→ SET PROBLEM: Data follows below. Repeat exactly the lines between the line holding "Clone this chart in Apache ECharts." and the line holding "Serif', 'Times New", inclusive, and nothing more; drop pictures.

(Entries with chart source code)
--- BEGIN ---

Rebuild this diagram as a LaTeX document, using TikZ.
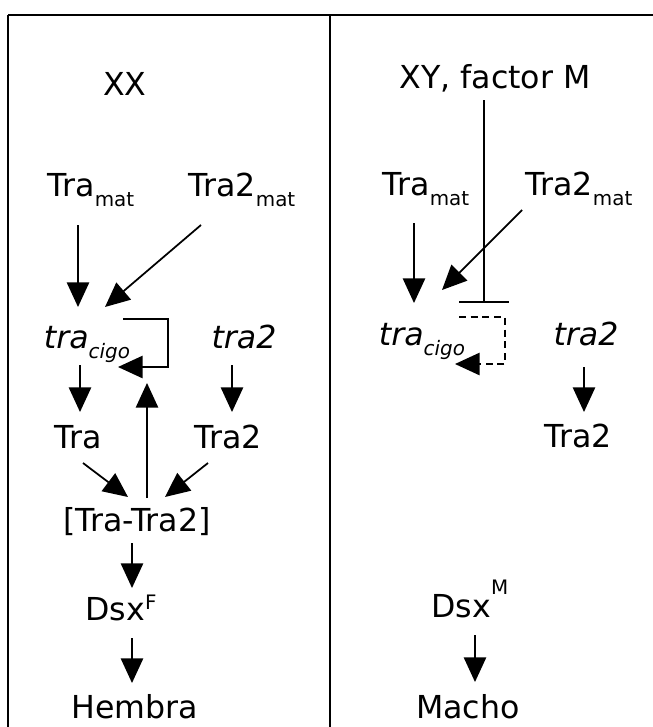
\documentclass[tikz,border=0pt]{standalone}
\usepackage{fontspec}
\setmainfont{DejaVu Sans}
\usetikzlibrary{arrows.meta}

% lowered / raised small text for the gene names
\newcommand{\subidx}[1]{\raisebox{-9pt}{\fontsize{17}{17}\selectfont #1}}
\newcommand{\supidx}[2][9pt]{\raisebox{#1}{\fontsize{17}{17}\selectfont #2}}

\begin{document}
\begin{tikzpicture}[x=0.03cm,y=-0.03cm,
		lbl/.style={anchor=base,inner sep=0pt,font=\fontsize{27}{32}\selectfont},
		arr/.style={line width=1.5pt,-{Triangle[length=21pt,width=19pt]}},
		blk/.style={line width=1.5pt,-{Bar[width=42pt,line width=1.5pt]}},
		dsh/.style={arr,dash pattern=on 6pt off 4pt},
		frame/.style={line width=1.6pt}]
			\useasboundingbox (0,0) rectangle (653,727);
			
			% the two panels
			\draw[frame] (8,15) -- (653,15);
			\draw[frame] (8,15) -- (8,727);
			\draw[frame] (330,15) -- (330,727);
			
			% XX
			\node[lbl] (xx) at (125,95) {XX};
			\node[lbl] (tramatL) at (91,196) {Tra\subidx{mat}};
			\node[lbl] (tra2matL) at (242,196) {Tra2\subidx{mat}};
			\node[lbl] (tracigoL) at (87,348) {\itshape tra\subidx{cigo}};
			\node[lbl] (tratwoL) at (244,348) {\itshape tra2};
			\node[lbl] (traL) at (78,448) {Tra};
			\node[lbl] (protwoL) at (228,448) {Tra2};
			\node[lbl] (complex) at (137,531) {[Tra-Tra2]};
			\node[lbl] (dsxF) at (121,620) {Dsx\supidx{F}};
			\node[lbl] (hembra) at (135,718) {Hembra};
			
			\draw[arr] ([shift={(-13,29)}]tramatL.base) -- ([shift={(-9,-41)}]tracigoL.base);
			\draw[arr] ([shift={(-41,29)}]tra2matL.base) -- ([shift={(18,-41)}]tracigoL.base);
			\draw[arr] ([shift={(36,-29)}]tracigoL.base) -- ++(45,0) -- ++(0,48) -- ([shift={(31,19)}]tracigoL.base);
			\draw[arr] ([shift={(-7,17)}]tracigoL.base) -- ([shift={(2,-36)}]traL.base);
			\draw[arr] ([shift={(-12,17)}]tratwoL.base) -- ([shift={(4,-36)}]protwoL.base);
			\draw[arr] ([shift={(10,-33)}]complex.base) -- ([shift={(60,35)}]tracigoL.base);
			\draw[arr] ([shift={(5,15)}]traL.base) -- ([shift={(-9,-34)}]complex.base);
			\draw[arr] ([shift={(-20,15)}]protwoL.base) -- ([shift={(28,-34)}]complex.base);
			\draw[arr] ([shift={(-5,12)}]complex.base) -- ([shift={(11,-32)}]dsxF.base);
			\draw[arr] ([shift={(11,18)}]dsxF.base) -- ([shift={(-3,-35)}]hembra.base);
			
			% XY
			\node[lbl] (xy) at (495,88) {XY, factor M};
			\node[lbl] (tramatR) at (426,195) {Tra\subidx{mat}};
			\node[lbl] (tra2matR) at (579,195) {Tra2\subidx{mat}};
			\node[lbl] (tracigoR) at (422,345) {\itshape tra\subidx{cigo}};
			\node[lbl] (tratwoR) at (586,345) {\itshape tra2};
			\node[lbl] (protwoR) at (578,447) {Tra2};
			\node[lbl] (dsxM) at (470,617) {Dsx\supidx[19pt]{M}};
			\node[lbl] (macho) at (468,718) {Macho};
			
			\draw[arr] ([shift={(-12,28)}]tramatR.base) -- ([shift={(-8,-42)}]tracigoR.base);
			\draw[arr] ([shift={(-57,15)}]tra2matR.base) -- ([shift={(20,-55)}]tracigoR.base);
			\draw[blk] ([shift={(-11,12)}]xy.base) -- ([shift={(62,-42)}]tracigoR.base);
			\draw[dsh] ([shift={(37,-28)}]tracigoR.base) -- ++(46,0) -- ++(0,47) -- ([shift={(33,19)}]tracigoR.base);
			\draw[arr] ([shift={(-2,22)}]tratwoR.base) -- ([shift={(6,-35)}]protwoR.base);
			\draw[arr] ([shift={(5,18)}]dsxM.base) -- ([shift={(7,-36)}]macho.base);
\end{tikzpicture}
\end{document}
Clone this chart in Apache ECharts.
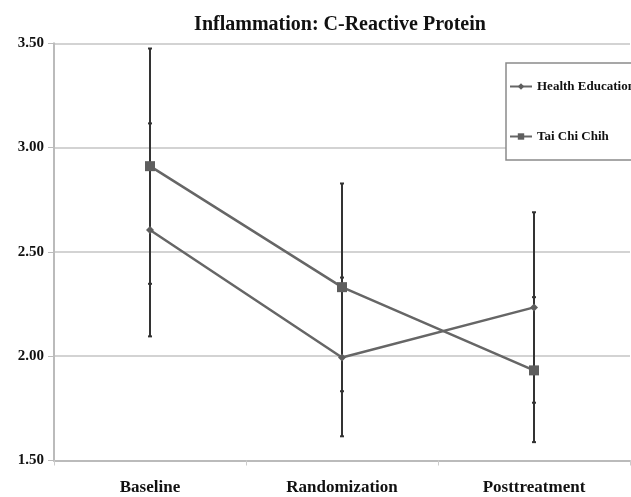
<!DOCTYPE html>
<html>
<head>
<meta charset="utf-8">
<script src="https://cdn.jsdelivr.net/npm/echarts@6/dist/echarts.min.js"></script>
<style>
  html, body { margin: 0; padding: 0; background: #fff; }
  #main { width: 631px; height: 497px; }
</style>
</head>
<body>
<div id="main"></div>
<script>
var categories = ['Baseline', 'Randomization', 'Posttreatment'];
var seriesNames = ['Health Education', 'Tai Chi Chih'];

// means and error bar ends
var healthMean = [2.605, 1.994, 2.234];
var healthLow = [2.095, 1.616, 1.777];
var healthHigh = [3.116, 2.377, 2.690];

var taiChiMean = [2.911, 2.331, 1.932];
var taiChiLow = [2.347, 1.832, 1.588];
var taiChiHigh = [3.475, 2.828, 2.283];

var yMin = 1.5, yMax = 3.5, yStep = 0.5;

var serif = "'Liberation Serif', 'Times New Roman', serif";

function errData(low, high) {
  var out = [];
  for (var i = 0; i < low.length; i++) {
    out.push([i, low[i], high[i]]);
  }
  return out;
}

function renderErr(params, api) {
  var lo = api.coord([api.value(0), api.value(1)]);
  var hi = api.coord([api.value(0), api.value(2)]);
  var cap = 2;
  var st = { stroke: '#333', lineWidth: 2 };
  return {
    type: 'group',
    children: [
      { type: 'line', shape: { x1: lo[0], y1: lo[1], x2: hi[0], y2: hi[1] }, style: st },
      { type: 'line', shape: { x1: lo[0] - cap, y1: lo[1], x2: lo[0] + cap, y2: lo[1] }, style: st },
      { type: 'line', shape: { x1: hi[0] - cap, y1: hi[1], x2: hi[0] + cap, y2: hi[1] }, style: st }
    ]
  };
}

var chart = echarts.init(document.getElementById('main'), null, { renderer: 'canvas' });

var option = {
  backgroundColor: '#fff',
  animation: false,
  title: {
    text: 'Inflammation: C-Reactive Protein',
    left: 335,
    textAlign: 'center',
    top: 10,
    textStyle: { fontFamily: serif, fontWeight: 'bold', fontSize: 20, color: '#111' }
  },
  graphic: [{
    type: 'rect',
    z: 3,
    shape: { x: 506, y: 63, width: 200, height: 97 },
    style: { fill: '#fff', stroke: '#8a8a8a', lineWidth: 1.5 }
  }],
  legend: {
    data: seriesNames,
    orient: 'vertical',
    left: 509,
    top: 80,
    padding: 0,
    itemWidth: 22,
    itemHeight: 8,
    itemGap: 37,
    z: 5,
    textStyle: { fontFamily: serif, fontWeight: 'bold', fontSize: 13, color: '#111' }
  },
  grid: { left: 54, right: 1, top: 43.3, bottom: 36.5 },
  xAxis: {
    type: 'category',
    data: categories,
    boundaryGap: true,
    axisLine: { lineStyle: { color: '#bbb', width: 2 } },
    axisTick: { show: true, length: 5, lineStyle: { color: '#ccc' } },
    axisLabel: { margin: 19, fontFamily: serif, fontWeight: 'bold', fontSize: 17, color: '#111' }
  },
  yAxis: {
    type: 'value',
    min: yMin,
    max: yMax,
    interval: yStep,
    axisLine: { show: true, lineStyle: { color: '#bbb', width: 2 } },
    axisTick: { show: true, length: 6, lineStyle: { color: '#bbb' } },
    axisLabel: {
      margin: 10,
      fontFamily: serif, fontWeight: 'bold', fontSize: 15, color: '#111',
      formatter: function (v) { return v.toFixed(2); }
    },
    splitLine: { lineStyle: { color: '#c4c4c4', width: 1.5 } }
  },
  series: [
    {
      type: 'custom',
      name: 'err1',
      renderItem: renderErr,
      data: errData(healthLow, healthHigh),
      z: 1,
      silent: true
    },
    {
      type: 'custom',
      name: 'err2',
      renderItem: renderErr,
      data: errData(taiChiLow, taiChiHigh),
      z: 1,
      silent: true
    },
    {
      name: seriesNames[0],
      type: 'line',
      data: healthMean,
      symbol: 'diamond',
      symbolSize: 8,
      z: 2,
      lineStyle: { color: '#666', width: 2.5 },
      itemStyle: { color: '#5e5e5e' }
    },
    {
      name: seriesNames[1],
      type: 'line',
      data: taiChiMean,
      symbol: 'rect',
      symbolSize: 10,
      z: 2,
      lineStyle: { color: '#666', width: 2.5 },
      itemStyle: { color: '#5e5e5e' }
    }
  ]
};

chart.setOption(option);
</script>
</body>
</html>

--- END ---

→ THE OUTPUT:
Clone this chart in Apache ECharts.
<!DOCTYPE html>
<html>
<head>
<meta charset="utf-8">
<script src="https://cdn.jsdelivr.net/npm/echarts@6/dist/echarts.min.js"></script>
<style>
  html, body { margin: 0; padding: 0; background: #fff; }
  #main { width: 631px; height: 497px; }
</style>
</head>
<body>
<div id="main"></div>
<script>
var categories = ['Baseline', 'Randomization', 'Posttreatment'];
var seriesNames = ['Health Education', 'Tai Chi Chih'];

// means and error bar ends
var healthMean = [2.605, 1.994, 2.234];
var healthLow = [2.095, 1.616, 1.777];
var healthHigh = [3.116, 2.377, 2.690];

var taiChiMean = [2.911, 2.331, 1.932];
var taiChiLow = [2.347, 1.832, 1.588];
var taiChiHigh = [3.475, 2.828, 2.283];

var yMin = 1.5, yMax = 3.5, yStep = 0.5;

var serif = "'Liberation Serif', 'Times New Roman', serif";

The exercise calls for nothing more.